La protection de l’investisseur

Afin de mieux protéger l’investisseur, une solution consisterait à renverser le fardeau de la preuve quant à la violation contractuelle et au lien de causalité entre le dommage et la violation contractuelle. L’établissement financier devrait alors démontrer, en cas de dommage, que l’algorithme a correctement agi afin de se libérer de toute responsabilité. Le Conseil fédéral a abandonné en 2015 un projet de renversement du fardeau de la preuve après la consultation des milieux financiers pour la nouvelle loi sur les services financiers entrée en vigueur en 2020.

Au parlement, il n’y a pas de projet de responsabilité civile spécifique à l’IA. Il en va autrement à Bruxelles où la Commission présentera bientôt un règlement. D’après le projet de la Commission des affaires juridiques d’octobre 2020, l’IA serait soumise à un régime de responsabilité objective. Il suffirait de prouver que le dommage a été causé par une activité, un dispositif ou un procédé piloté par un système d’IA pour que la responsabilité soit engagée. Seules les IA à haut risque listées en annexe du règlement seraient toutefois concernées.

Le projet définit un haut risque comme «un risque important, dans un système d’IA opérant de manière autonome, de causer […] un dommage à une ou plusieurs personnes d’une manière aléatoire et qui va au-delà de ce à quoi on peut raisonnablement s’attendre». Cette qualification dépendrait également de plusieurs facteurs, dont la gravité du dommage potentiel et du degré d’autonomie du système d’IA et de son utilisation. Pour les autres IA, l’UE prévoirait une responsabilité avec présomption de faute.

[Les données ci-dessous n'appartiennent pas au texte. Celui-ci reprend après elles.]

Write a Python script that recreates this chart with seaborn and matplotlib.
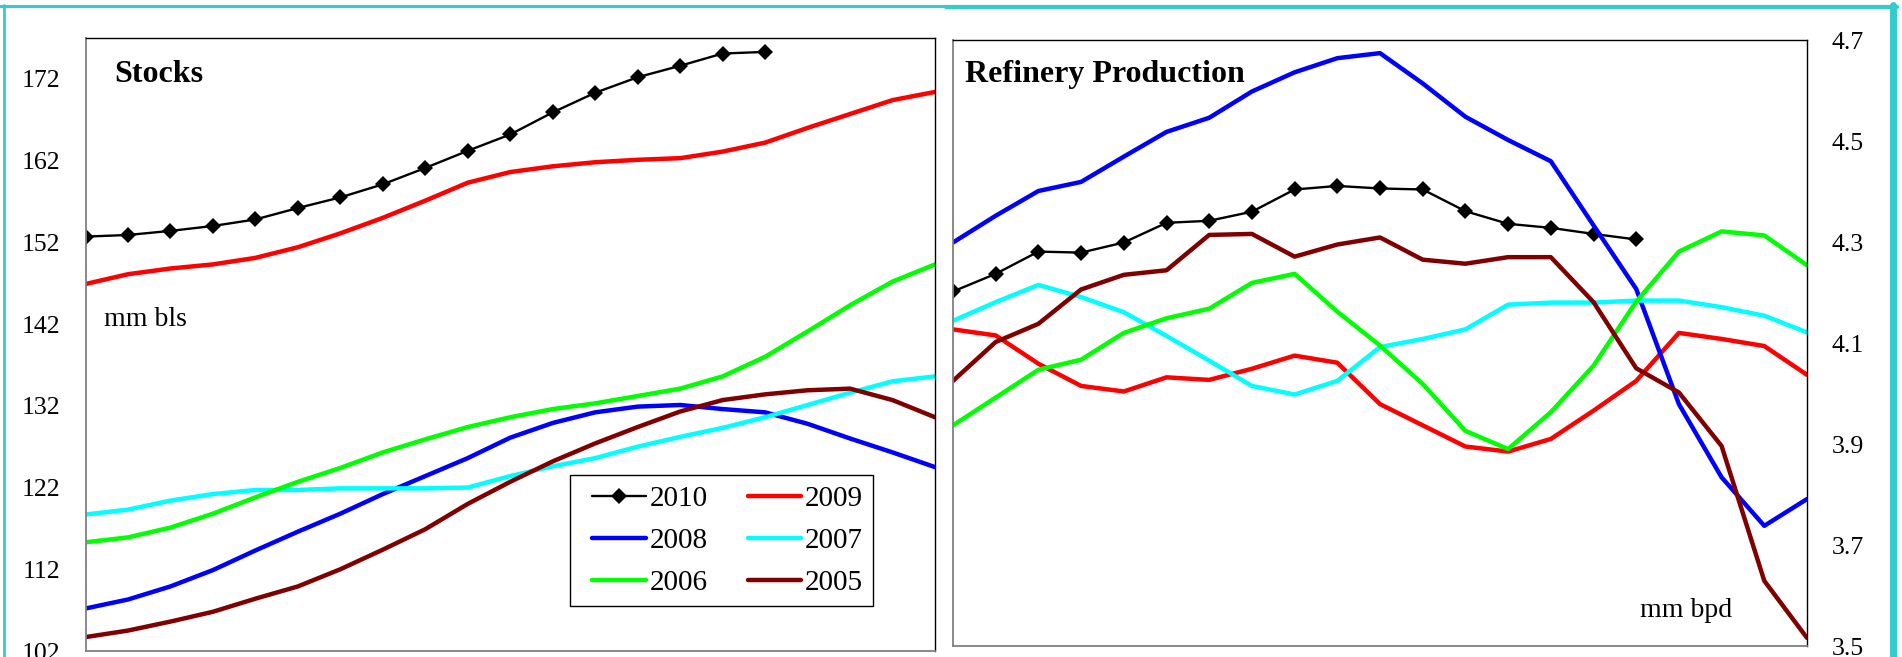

Dès lors qu’un dommage serait démontré, l’opérateur de l’IA devrait prouver l’absence de faute pour se libérer. Il reste à voir si, avec ce règlement européen, l’IA dans le secteur financier sera considérée comme à haut risque. Vu l’incidence significative que l’IA peut avoir sur la situation financière de l’investisseur, ce serait souhaitable. Le cas échéant, la Suisse devrait alors emboîter le pas à l’UE pour éviter une trop grande disparité du niveau de protection de l’investisseur.